The freshmen from that painful ’16 squad that lost eight games are many of the seniors preparing for Saturday’s ‘Senior Day’ home finale against Boston College. Kick is 2:30 p.m. inside Notre Dame Stadium (NBC TV), as the Irish continue their march toward what could be the program’s third-straight season of 10 or more wins --- a feat not accomplished since Lou Holtz’s 1991-92-93 squads.

“We’re not the same team; this is not the same program,” said senior offensive lineman Trevor Ruhland, a walking testament to the group’s resolve after returning from multiple surgeries to be a key contributor on this team. “The energy is totally different around here. We practice so hard, and that’s the main difference. Coach Kelly has done a great job; our coaching staff is fantastic. And not to say 2016 wasn’t, but this is just a totally different team.

“The energy around the building every single day is totally different. That season was hell, and it’s not going to happen around here ever again.”

Still, the Michigan loss very nearly metastasized into an additional defeat a week later, when an up-and-down Virginia Tech team --- good enough to respond to the Notre Dame game with a beatdown of then-No. 19 Wake Forest, 36-17; mortal enough to need a double-digit rally against FCS resident Furman in the season’s opening month --- had the Irish on the precipice of defeat.

The Hokies had used a 98-yard fumble return for a touchdown and an opportunistic offense for a 20-14 lead that lingered until less than 45 seconds remained in the game.

Notre Dame’s initial late-game drive from its own 1-yard line had resulted in no points, dead at the Hokies’ 4-yard line. The Irish’s defining march? It took 18 plays, 87 yards and a heroic Chase Claypool reception on fourth-and-long to facilitate Ian Book’s game-winning touchdown jaunt.

“We had nothing going well for us that whole game, so I think for us to drive down the field with the confidence that we had, showed a lot about the leadership and confidence that our team kind of has in each and every one of us,” Claypool said. “I think we’ve really grown as an offense and that showed on that drive.”

If the 30 wins for Notre Dame since that eight-loss campaign illustrate a macro view of the program’s overall growth on and off the field, the pair of dominant victories on the heels of the Virginia Tech comeback are microcosm for an Irish program healthier and sturdier now than it was at that time three years in the past.
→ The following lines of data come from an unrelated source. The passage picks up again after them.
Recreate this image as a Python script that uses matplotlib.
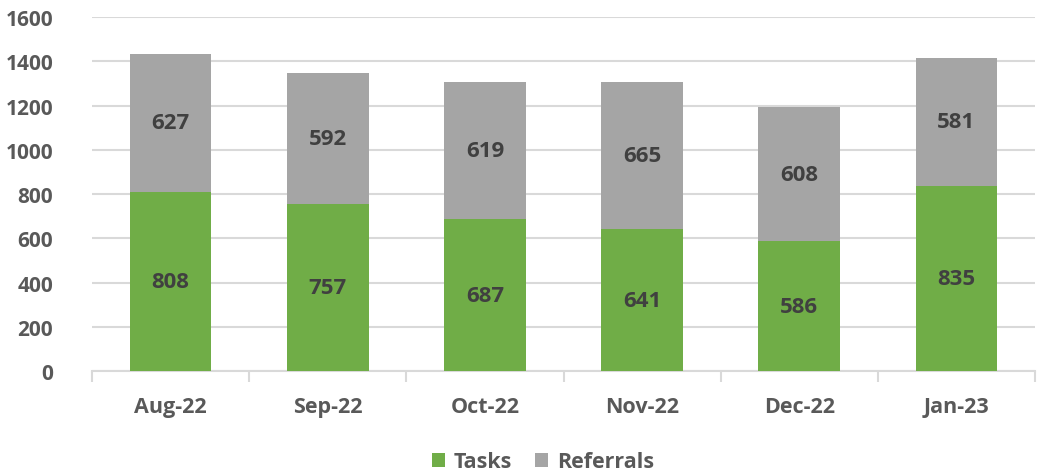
import matplotlib.pyplot as plt
import numpy as np

months = ["Aug-22", "Sep-22", "Oct-22", "Nov-22", "Dec-22", "Jan-23"]
tasks = [808, 757, 687, 641, 586, 835]
referrals = [627, 592, 619, 665, 608, 581]

green = "#70AD47"
gray = "#A5A5A5"
text_col = "#595959"
label_col = "#404040"
grid_col = "#D9D9D9"

plt.rcParams['font.family'] = ['Open Sans', 'DejaVu Sans']

fig = plt.figure(figsize=(10.45, 4.77), dpi=100)
ax = fig.add_axes([92 / 1045, 1 - 372 / 477, (1035 - 92) / 1045, (372 - 18) / 477])

x = np.arange(len(months))
w = 0.52
b1 = ax.bar(x, tasks, w, color=green, label="Tasks", zorder=3)
b2 = ax.bar(x, referrals, w, bottom=tasks, color=gray, label="Referrals", zorder=3)

for xi, t, r in zip(x, tasks, referrals):
    ax.text(xi, t / 2, str(t), ha="center", va="center", fontsize=16,
            fontweight="bold", color=label_col, zorder=4)
    ax.text(xi, t + r / 2, str(r), ha="center", va="center", fontsize=16,
            fontweight="bold", color=label_col, zorder=4)

ax.set_xlim(-0.5, len(months) - 0.5)
ax.set_ylim(0, 1600)
ax.set_yticks(range(0, 1601, 200))
ax.yaxis.grid(True, color=grid_col, linewidth=1.5, zorder=0)
ax.tick_params(axis="y", length=0, pad=28, labelsize=15, labelcolor=text_col)
for lab in ax.get_yticklabels():
    lab.set_fontweight("bold")

ax.set_xticks(x)
ax.set_xticklabels(months, fontsize=15.5, fontweight="bold", color=text_col)
ax.tick_params(axis="x", length=0, pad=18)
ax.set_xticks(np.arange(-0.5, len(months)), minor=True)
ax.tick_params(axis="x", which="minor", length=8, width=1.5, color=grid_col)

for s in ["top", "right", "left"]:
    ax.spines[s].set_visible(False)
ax.spines["bottom"].set_color(grid_col)
ax.spines["bottom"].set_linewidth(1.5)

leg = fig.legend(handles=[b1, b2], labels=["Tasks", "Referrals"], loc="center",
                 bbox_to_anchor=(543 / 1045, 1 - 463 / 477), ncol=2, frameon=False,
                 prop={"size": 15.5, "weight": "bold"}, handlelength=0.6,
                 handleheight=0.6, columnspacing=1.1, handletextpad=0.4)
for t in leg.get_texts():
    t.set_color(text_col)

fig.savefig("out.png", dpi=100)
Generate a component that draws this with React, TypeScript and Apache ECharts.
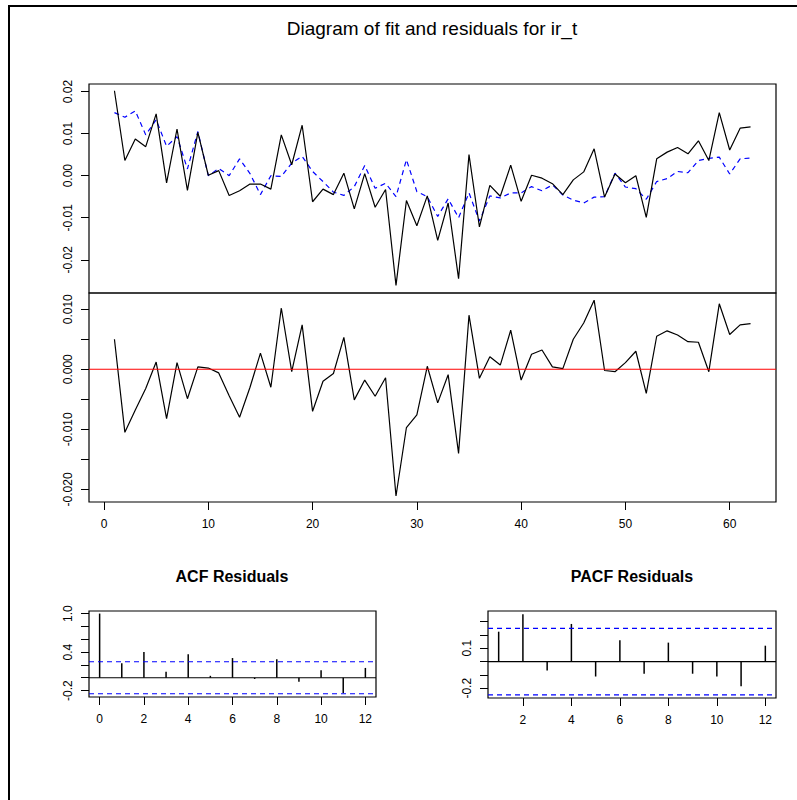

Notre Dame blasted Duke on the road, 38-3, a week after its great escape against the Hokies; it torpedoed then-No. 23 Navy, 52-20, last Saturday.

“Well, the culture was already built,” Kelly said. “It was a matter of gaining some confidence within, certainly with the quarterback. It was both drives, and him feeling as though no matter what slings and arrows are out there, that he can do this job as the quarterback at Notre Dame regardless.

“As a football team, I think they learned an incredible lesson that the Michigan game taught them, and they just needed to get through the Virginia Tech game. But I saw it coming in their preparation leading into Virginia Tech. We just carried a lot of that with us into the Tech game, so once we got out of it and were on the other side of it, it was, ‘Let's just go play and play fast and free.’ And they have.”

They have done so despite critical injuries --- Tommy Kraemer, Daelin Hayes, Julian Okwara, Robert Hainsey among them --- and only the possibility of an at-large bid into a New Year’s Six bowl as their motivation.

Plus, well, the culture this group of leaders has established.

“I think we have fantastic captains; they lead this team, they keep the energy high during practice,” said third-year linebacker Drew White, who leads the team with 65 tackles. “And we’re just hard workers. I could talk from the defensive standpoint because I’m close to them the most, but even as an overall team, we’re brothers.

“We said after the tough loss to Michigan, we’re fighting for the guys in the room. We’re fighting for our brothers next to us. You don’t want to let any of your brothers down. So that’s really kind of how we’ve stayed up, momentum and energy and we come out to practice every day bringing the juice.”

It’s becoming the foundational bedrock for the future.

“It just shows that the leadership is very strong,” said sophomore linebacker Paul Moala, who punctuated the Navy victory with a fumble return for a touchdown. “It shows that we’re a family; it’s not just a team here. We’re brothers and we make sure that we look out for each other and we’re always picking each other up when we’re down.

“Just to be able to come back better and stronger is just a testament to how great this team is as a group of brothers.”